S012-FR-008.a outcalld/tests/dns_filter_integration.rs — binds the DNS
filter to an ephemeral UDP port, sends queries via hickory-resolver,
asserts NXDOMAIN for blocked, NoError for allowed, and that the cache
respects TTL.
S012-FR-009.a outcalld/tests/proxy_http_integration.rs — local HTTP
echo server on a random port; agent makes plain HTTP calls; asserts
ALLOW forwards and BLOCK returns 403.
S012-FR-009.b outcalld/tests/proxy_https_integration.rs — same but
HTTPS via CONNECT, asserts SNI-based ALLOW/BLOCK without decryption.
S012-FR-013.a outcalld/tests/intercept_e2e.rs — exercises S011's
acceptance scenarios end-to-end with a generated CA and a local TLS
echo server.
S012-FR-013.b outcalld/tests/intercept_logging.rs — asserts no
sensitive data leaks into structured logs (Authorization headers,
Bearer tokens, cookie values, body content).
S012-FR-013.c outcalld/tests/mixed_modes_e2e.rs — single daemon
serving proxy, direct_ip, and intercept rules from one rule set;
each behaves per its respective spec.
S012-FR-011.a outcalld/tests/agent_api_integration.rs — agent shim
asks for a verdict over the agent socket; daemon evaluates against the
loaded rule set; verdict round-trips correctly.
S012-FR-012.a outcalld/tests/dynamic_rules_integration.rs — submit a
dynamic rule via the agent API, verify it merges into the active set,
flush, verify it disappears.
CI gating
S012-FR-002 [P2] Add a coverage job to .github/workflows/ci.yml:
coverage:
name: cargo llvm-cov
runs-on: ubuntu-latest
steps:
- uses: actions/checkout@v4
- uses: dtolnay/rust-toolchain@stable
with: { components: llvm-tools-preview }
- uses: taiki-e/install-action@cargo-llvm-cov
- run: cargo llvm-cov --workspace --all-targets --lcov --output-path lcov.info
- run: cargo llvm-cov report --fail-under-lines 70
- uses: actions/upload-artifact@v4
with: { name: coverage, path: lcov.info }Once the per-module thresholds in the table above are met, switch
--fail-under-lines 70 to per-package gates via the --package flag.
Out of Scope
- A test for every line of code.

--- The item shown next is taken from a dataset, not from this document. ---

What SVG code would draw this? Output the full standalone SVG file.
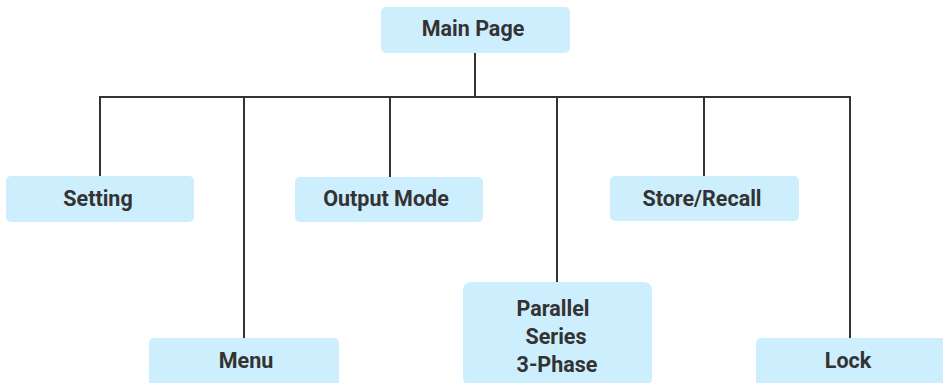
<svg xmlns="http://www.w3.org/2000/svg" width="943" height="383" viewBox="0 0 943 383">
<style>
.box{fill:#cdeefd;}
.t{font-family:Roboto,"Liberation Sans",sans-serif;font-weight:bold;font-size:21.5px;fill:#333333;text-anchor:middle;}
.c{stroke:#333333;stroke-width:2;fill:none;}
</style>
<rect width="943" height="383" fill="#ffffff"/>
<g id="connectors" class="c">
<line x1="475" y1="53" x2="475" y2="97"/>
<line x1="99" y1="97" x2="851" y2="97"/>
<line x1="100" y1="97" x2="100" y2="176"/>
<line x1="244" y1="97" x2="244" y2="338"/>
<line x1="390" y1="97" x2="390" y2="177"/>
<line x1="557" y1="97" x2="557" y2="282"/>
<line x1="704" y1="97" x2="704" y2="176"/>
<line x1="850" y1="97" x2="850" y2="338"/>
</g>
<g id="main"><rect class="box" x="381" y="7" width="189" height="46" rx="5"/><text class="t" x="473" y="36">Main Page</text></g>
<g id="setting"><rect class="box" x="6" y="176" width="188" height="46" rx="5"/><text class="t" x="98" y="206">Setting</text></g>
<g id="menu"><rect class="box" x="149" y="338" width="190" height="48" rx="5"/><text class="t" x="246" y="368">Menu</text></g>
<g id="output"><rect class="box" x="295" y="177" width="188" height="45" rx="5"/><text class="t" x="386" y="206">Output Mode</text></g>
<g id="parallel"><rect class="box" x="463" y="282" width="189" height="104" rx="8"/><text class="t" x="553" y="316">Parallel</text><text class="t" x="556" y="344">Series</text><text class="t" x="557" y="372">3-Phase</text></g>
<g id="store"><rect class="box" x="610" y="176" width="189" height="45" rx="5"/><text class="t" x="702" y="206">Store/Recall</text></g>
<g id="lock"><rect class="box" x="756" y="338" width="190" height="48" rx="5"/><text class="t" x="848" y="368">Lock</text></g>
</svg>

Coverage is a tool, not a goal.
- Mocking syscalls, Docker, or netlink. We prefer real integration tests with the real binaries against a real kernel where possible.
- Mutation testing. Worth considering later; not v1.
- Performance benchmarks. Belongs in a separate spec.
Cross-Spec Dependencies
- Required by: all subsystem specs (S001–S011) — every spec's acceptance scenarios should map to one or more tests under this inventory.
- Depends on: S000 (workspace structure determines the test crate layout).